Was the letter a notice that they were going to sue unless she pays them, or is it an actual Subpoena calling her into court on a specific date? A subpoena should come with a Complaint attached, and if it comes from a company out of state, it should have been sent via certified or registered mail.
Customer: replied 1 year ago.
It has a specific place and time. It is also a federal lawsuit. And it sounds like they are calling her into a law firm.
Expert:  Lucy, Esq. replied 1 year ago.
Thank you.
When you say "also a federal lawsuit," do you mean that they filed in both state and federal court? What state was the lawsuit filed in? Did they provide a case number ***** documents written on pleading paper?
I'm trying to figure out if she's really being sued or if this is an attempt to scare her into settling. The second is more common, but there are different responses to each scenario. Calling her into a law firm isn't the same thing as saying "You have to appear in court on this day or a default judgment will be entered against you."
Customer: replied 1 year ago.
It says United States District Court for the district of Colorado. There is a Docket number and a comcast file number. There are documents that show what movie but I have no idea what pleading paper is. It also stats that comcast will release her information unless we quash or vacate the subpoena in the court where the subpoena was issued but it doesn't specify the court that issued it.
Expert:  Lucy, Esq. replied 1 year ago.
Pleading paper has numbers down the side. It's used for filing official documents - you'd notice that it didn't look like a regular document.

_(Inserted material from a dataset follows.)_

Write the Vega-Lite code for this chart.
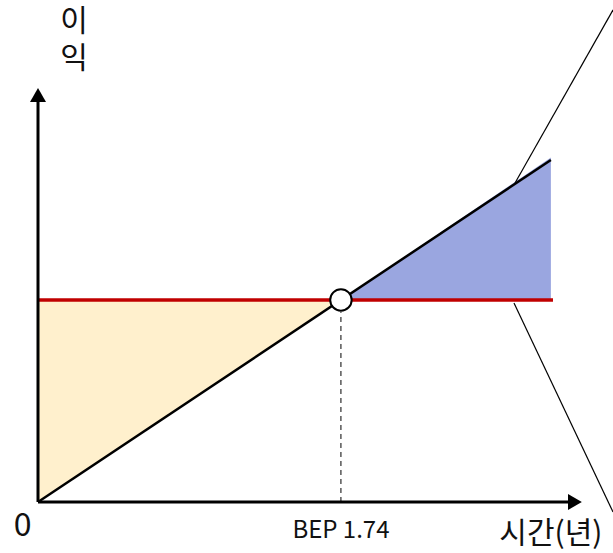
{
  "$schema": "https://vega.github.io/schema/vega-lite/v6.json",
  "width": 613,
  "height": 553,
  "autosize": "none",
  "padding": 0,
  "background": "white",
  "config": {"view": {"stroke": null}},
  "datasets": {
    "loss": [
      {"x": 0, "y": 0, "y2": 1},
      {"x": 1.74, "y": 1, "y2": 1}
    ],
    "profit": [
      {"x": 1.74, "y": 1, "y2": 1},
      {"x": 2.946, "y": 1.705, "y2": 1}
    ],
    "segs": [
      {"kind": "revenue", "x": 0, "y": 0, "x2": 2.946, "y2": 1.693},
      {"kind": "cost", "x": 0, "y": 1, "x2": 2.958, "y2": 1},
      {"kind": "axis", "x": 0, "y": 0, "x2": 0, "y2": 2.0},
      {"kind": "axis", "x": 0, "y": 0, "x2": 3.07, "y2": 0},
      {"kind": "callout", "x": 2.74, "y": 1.579, "x2": 3.303, "y2": 2.436},
      {"kind": "callout", "x": 2.734, "y": 0.985, "x2": 3.303, "y2": -0.05},
      {"kind": "dash", "x": 1.74, "y": 0, "x2": 1.74, "y2": 0.94}
    ],
    "arrows": [
      {"dir": "up", "x": 0, "y": 2.015},
      {"dir": "right", "x": 3.084, "y": 0}
    ],
    "bep": [{"x": 1.74, "y": 1}],
    "labels": [
      {"kind": "zero", "text": "0", "x": -0.089, "y": -0.119},
      {"kind": "bep", "text": "BEP 1.74", "x": 1.74, "y": -0.1436},
      {"kind": "title", "text": "시간(년)", "x": 2.946, "y": -0.158},
      {"kind": "title", "text": "이\n익", "x": 0.207, "y": 2.376}
    ]
  },
  "layer": [
    {
      "data": {"name": "loss"},
      "mark": {"type": "area", "color": "#FFF0CD", "opacity": 1},
      "encoding": {
        "x": {"field": "x", "type": "quantitative", "scale": {"domain": [-0.2183, 3.3027], "nice": false, "zero": false}, "axis": null},
        "y": {"field": "y", "type": "quantitative", "scale": {"domain": [-0.2525, 2.4851], "nice": false, "zero": false}, "axis": null},
        "y2": {"field": "y2"}
      }
    },
    {
      "data": {"name": "profit"},
      "mark": {"type": "area", "color": "#9AA6E0", "opacity": 1},
      "encoding": {
        "x": {"field": "x", "type": "quantitative"},
        "y": {"field": "y", "type": "quantitative"},
        "y2": {"field": "y2"}
      }
    },
    {
      "data": {"name": "segs"},
      "transform": [{"filter": "datum.kind === 'cost'"}],
      "mark": {"type": "rule", "color": "#C00000", "strokeWidth": 3.5},
      "encoding": {
        "x": {"field": "x", "type": "quantitative"},
        "y": {"field": "y", "type": "quantitative"},
        "x2": {"field": "x2"},
        "y2": {"field": "y2"}
      }
    },
    {
      "data": {"name": "segs"},
      "transform": [{"filter": "datum.kind === 'revenue'"}],
      "mark": {"type": "rule", "color": "#000000", "strokeWidth": 2.5},
      "encoding": {
        "x": {"field": "x", "type": "quantitative"},
        "y": {"field": "y", "type": "quantitative"},
        "x2": {"field": "x2"},
        "y2": {"field": "y2"}
      }
    },
    {
      "data": {"name": "segs"},
      "transform": [{"filter": "datum.kind === 'axis'"}],
      "mark": {"type": "rule", "color": "#000000", "strokeWidth": 3},
      "encoding": {
        "x": {"field": "x", "type": "quantitative"},
        "y": {"field": "y", "type": "quantitative"},
        "x2": {"field": "x2"},
        "y2": {"field": "y2"}
      }
    },
    {
      "data": {"name": "segs"},
      "transform": [{"filter": "datum.kind === 'callout'"}],
      "mark": {"type": "rule", "color": "#000000", "strokeWidth": 1.2},
      "encoding": {
        "x": {"field": "x", "type": "quantitative"},
        "y": {"field": "y", "type": "quantitative"},
        "x2": {"field": "x2"},
        "y2": {"field": "y2"}
      }
    },
    {
      "data": {"name": "segs"},
      "transform": [{"filter": "datum.kind === 'dash'"}],
      "mark": {"type": "rule", "color": "#000000", "strokeWidth": 1, "strokeDash": [5, 4]},
      "encoding": {
        "x": {"field": "x", "type": "quantitative"},
        "y": {"field": "y", "type": "quantitative"},
        "x2": {"field": "x2"},
        "y2": {"field": "y2"}
      }
    },
    {
      "data": {"name": "arrows"},
      "mark": {"type": "point", "filled": true, "color": "#000000", "opacity": 1, "size": 256},
      "encoding": {
        "x": {"field": "x", "type": "quantitative"},
        "y": {"field": "y", "type": "quantitative"},
        "shape": {"field": "dir", "type": "nominal", "scale": {"domain": ["up", "right"], "range": ["triangle-up", "triangle-right"]}, "legend": null}
      }
    },
    {
      "data": {"name": "bep"},
      "mark": {"type": "point", "shape": "circle", "filled": true, "fill": "#FFFFFF", "stroke": "#000000", "strokeWidth": 2, "size": 460, "opacity": 1},
      "encoding": {
        "x": {"field": "x", "type": "quantitative"},
        "y": {"field": "y", "type": "quantitative"}
      }
    },
    {
      "data": {"name": "labels"},
      "transform": [{"filter": "datum.kind === 'zero'"}],
      "mark": {"type": "text", "font": "Noto Sans CJK KR", "fontSize": 32, "align": "center", "baseline": "middle", "color": "#111111"},
      "encoding": {
        "x": {"field": "x", "type": "quantitative"},
        "y": {"field": "y", "type": "quantitative"},
        "text": {"field": "text"}
      }
    },
    {
      "data": {"name": "labels"},
      "transform": [{"filter": "datum.kind === 'bep'"}],
      "mark": {"type": "text", "font": "Noto Sans CJK KR", "fontSize": 24, "align": "center", "baseline": "middle", "color": "#111111"},
      "encoding": {
        "x": {"field": "x", "type": "quantitative"},
        "y": {"field": "y", "type": "quantitative"},
        "text": {"field": "text"}
      }
    },
    {
      "data": {"name": "labels"},
      "transform": [{"filter": "datum.kind === 'title'"}],
      "mark": {"type": "text", "font": "Noto Sans CJK KR", "fontSize": 30, "lineHeight": 37, "lineBreak": "\n", "align": "center", "baseline": "middle", "color": "#111111"},
      "encoding": {
        "x": {"field": "x", "type": "quantitative"},
        "y": {"field": "y", "type": "quantitative"},
        "text": {"field": "text"}
      }
    }
  ]
}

That's a notice that Comcast has received a request to release records related to her account. They're legally required to release the information within 30 days unless your mother goes to court and gets a judge to say they don't have to, so they're giving her a chance to go to court and stop the other party from getting her records. If it says U.S. District Court for the District of Colorado, that's the court that issued the subpoena.

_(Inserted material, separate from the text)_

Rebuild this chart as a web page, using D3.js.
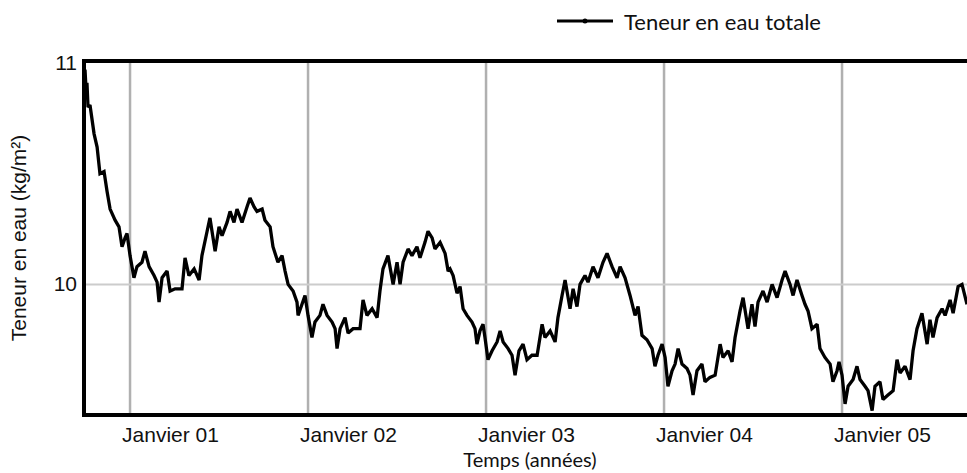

The first step, if the IP address on the letter is NOT your mother's IP address, is to contact Comcast. They may have made a mistake by sending the letter to her instead of someone else. If that's all that happened, then they'll send the letter to the right person and your mother doesn't have to worry about it. She can also request that Comcast send HER a copy of all records being released pursuant to the subpoena.
The grounds for quashing a subpoena are in Fed. R. Civ. P. 45. Unless they gave Comcast less than 30 days to comply with the request, none of them would appear to apply to this situation.
(A) When Required. On timely motion, the court for the district where compliance is required must quash or modify a subpoena that:
(i) fails to allow a reasonable time to comply;
(ii) requires a person to comply beyond the geographical limits specified in Rule 45(c);
(iii) requires disclosure of privileged or other protected matter, if no exception or waiver applies; or
(iv) subjects a person to undue burden.
Once the records are received by the law firm, they will send a letter to your mother if they still think she illegally downloaded a movie (or someone else in the house did). Then she can decide a course of action based on what the letter says. And if they wind up suing, she'll be allowed to file an Answer denying that she ever downloaded the movie or that the IP address in question belongs to her.
It's important that you are 100% satisfied with my courtesy and professionalism. Thank you.
Customer: replied 1 year ago.
OK so have her call comcast and then basically wait to see what happens? Should she show up to the law firm?
Expert:  Lucy, Esq. replied 1 year ago.
call them first.
If the notice is directly Comcast to provide records to the law firm on that date, then there's no need for your mother to go to their offices. The subpeona would have to be personally directed at her (and served on her, not mailed) before she could be required to show up.